» INSTRUCTIONS FOR THE TASK:
Return the lines that follow, exactly as they appear, from the first through the one containing "width=216pt, minimum height=140pt]"; no pictures are to be included.

» DATA SHOWN:
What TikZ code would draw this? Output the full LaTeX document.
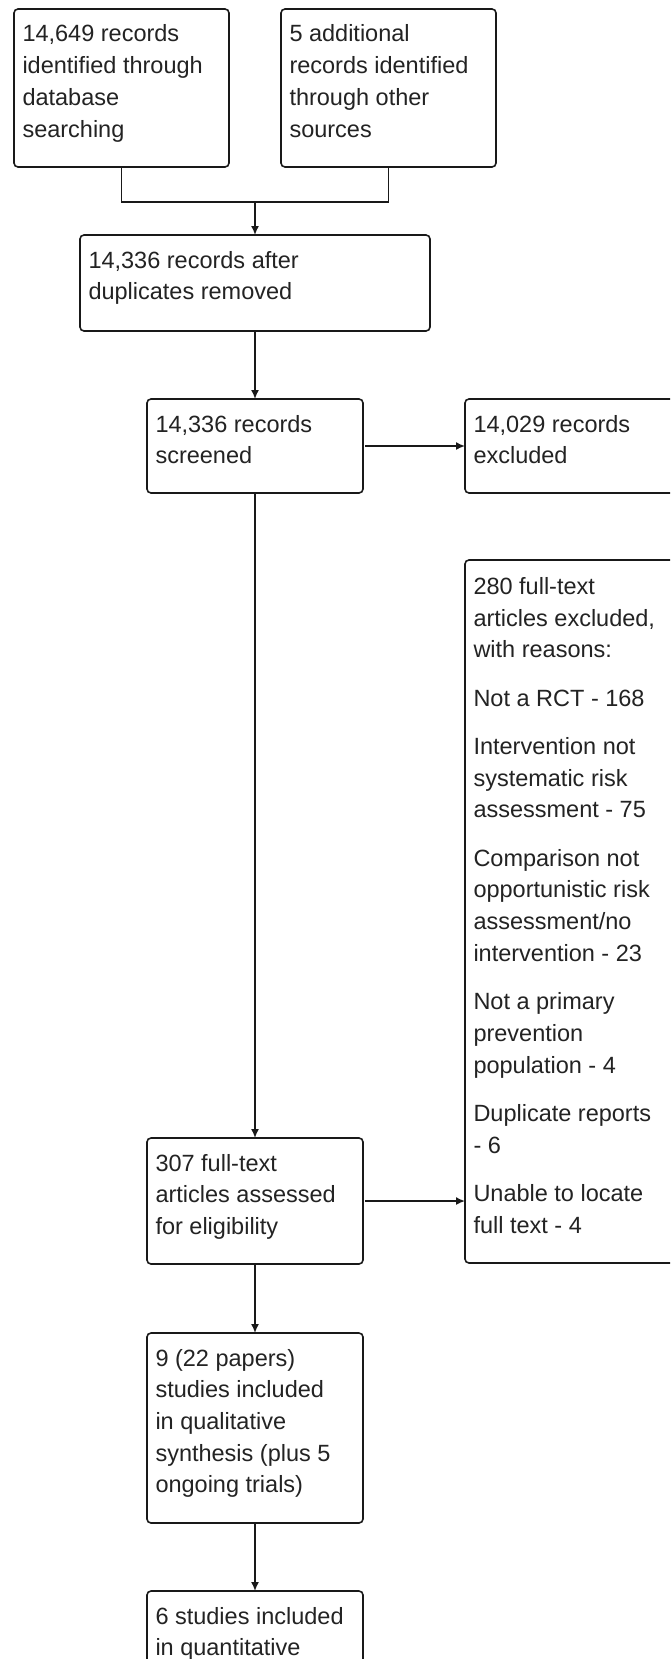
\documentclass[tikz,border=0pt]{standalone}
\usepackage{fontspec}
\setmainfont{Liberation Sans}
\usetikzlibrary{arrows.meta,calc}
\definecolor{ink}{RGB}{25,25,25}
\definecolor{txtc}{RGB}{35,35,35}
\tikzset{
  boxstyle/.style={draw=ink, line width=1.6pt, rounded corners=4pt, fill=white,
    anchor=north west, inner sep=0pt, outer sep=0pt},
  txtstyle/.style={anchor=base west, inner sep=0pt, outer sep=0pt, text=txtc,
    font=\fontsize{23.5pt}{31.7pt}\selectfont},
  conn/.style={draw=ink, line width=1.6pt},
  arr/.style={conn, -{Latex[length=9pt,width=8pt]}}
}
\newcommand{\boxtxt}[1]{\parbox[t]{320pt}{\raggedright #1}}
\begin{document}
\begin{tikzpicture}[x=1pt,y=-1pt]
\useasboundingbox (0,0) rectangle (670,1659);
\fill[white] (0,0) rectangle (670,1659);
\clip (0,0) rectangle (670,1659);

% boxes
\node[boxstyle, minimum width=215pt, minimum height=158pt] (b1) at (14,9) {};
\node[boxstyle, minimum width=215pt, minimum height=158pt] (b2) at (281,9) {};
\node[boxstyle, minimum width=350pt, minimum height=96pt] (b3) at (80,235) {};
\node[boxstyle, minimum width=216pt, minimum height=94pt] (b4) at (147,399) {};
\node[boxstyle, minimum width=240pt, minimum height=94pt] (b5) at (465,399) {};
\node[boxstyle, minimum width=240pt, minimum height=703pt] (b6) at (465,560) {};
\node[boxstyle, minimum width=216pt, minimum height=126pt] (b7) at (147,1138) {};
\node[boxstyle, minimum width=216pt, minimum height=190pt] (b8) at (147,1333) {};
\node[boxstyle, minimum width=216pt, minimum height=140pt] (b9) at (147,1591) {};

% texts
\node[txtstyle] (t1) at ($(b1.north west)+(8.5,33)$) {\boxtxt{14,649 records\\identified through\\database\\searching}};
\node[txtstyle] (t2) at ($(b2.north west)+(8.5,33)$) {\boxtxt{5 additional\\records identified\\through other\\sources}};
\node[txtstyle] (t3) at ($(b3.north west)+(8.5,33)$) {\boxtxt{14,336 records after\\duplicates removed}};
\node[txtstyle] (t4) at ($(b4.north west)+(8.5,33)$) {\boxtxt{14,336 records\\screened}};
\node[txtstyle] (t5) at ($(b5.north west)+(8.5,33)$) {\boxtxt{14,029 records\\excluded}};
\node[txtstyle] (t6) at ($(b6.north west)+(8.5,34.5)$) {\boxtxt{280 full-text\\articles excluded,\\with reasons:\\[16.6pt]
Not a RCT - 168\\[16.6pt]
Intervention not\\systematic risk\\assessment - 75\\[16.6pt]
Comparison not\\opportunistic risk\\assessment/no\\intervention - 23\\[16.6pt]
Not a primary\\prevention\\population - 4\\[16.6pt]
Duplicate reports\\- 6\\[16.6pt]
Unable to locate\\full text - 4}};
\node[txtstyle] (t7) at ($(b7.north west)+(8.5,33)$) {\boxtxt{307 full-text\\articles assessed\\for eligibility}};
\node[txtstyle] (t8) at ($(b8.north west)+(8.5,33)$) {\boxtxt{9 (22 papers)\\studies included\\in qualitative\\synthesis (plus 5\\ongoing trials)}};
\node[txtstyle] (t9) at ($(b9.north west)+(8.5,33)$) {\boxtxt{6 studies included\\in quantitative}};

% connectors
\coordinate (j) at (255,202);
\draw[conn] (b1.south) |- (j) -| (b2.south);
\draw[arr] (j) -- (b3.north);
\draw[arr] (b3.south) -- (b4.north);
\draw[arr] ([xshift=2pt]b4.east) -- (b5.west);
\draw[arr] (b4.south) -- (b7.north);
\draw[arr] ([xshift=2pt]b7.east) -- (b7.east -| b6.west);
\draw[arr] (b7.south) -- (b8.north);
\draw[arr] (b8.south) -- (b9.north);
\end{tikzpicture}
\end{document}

» REPLY:
What TikZ code would draw this? Output the full LaTeX document.
\documentclass[tikz,border=0pt]{standalone}
\usepackage{fontspec}
\setmainfont{Liberation Sans}
\usetikzlibrary{arrows.meta,calc}
\definecolor{ink}{RGB}{25,25,25}
\definecolor{txtc}{RGB}{35,35,35}
\tikzset{
  boxstyle/.style={draw=ink, line width=1.6pt, rounded corners=4pt, fill=white,
    anchor=north west, inner sep=0pt, outer sep=0pt},
  txtstyle/.style={anchor=base west, inner sep=0pt, outer sep=0pt, text=txtc,
    font=\fontsize{23.5pt}{31.7pt}\selectfont},
  conn/.style={draw=ink, line width=1.6pt},
  arr/.style={conn, -{Latex[length=9pt,width=8pt]}}
}
\newcommand{\boxtxt}[1]{\parbox[t]{320pt}{\raggedright #1}}
\begin{document}
\begin{tikzpicture}[x=1pt,y=-1pt]
\useasboundingbox (0,0) rectangle (670,1659);
\fill[white] (0,0) rectangle (670,1659);
\clip (0,0) rectangle (670,1659);

% boxes
\node[boxstyle, minimum width=215pt, minimum height=158pt] (b1) at (14,9) {};
\node[boxstyle, minimum width=215pt, minimum height=158pt] (b2) at (281,9) {};
\node[boxstyle, minimum width=350pt, minimum height=96pt] (b3) at (80,235) {};
\node[boxstyle, minimum width=216pt, minimum height=94pt] (b4) at (147,399) {};
\node[boxstyle, minimum width=240pt, minimum height=94pt] (b5) at (465,399) {};
\node[boxstyle, minimum width=240pt, minimum height=703pt] (b6) at (465,560) {};
\node[boxstyle, minimum width=216pt, minimum height=126pt] (b7) at (147,1138) {};
\node[boxstyle, minimum width=216pt, minimum height=190pt] (b8) at (147,1333) {};
\node[boxstyle, minimum width=216pt, minimum height=140pt] (b9) at (147,1591) {};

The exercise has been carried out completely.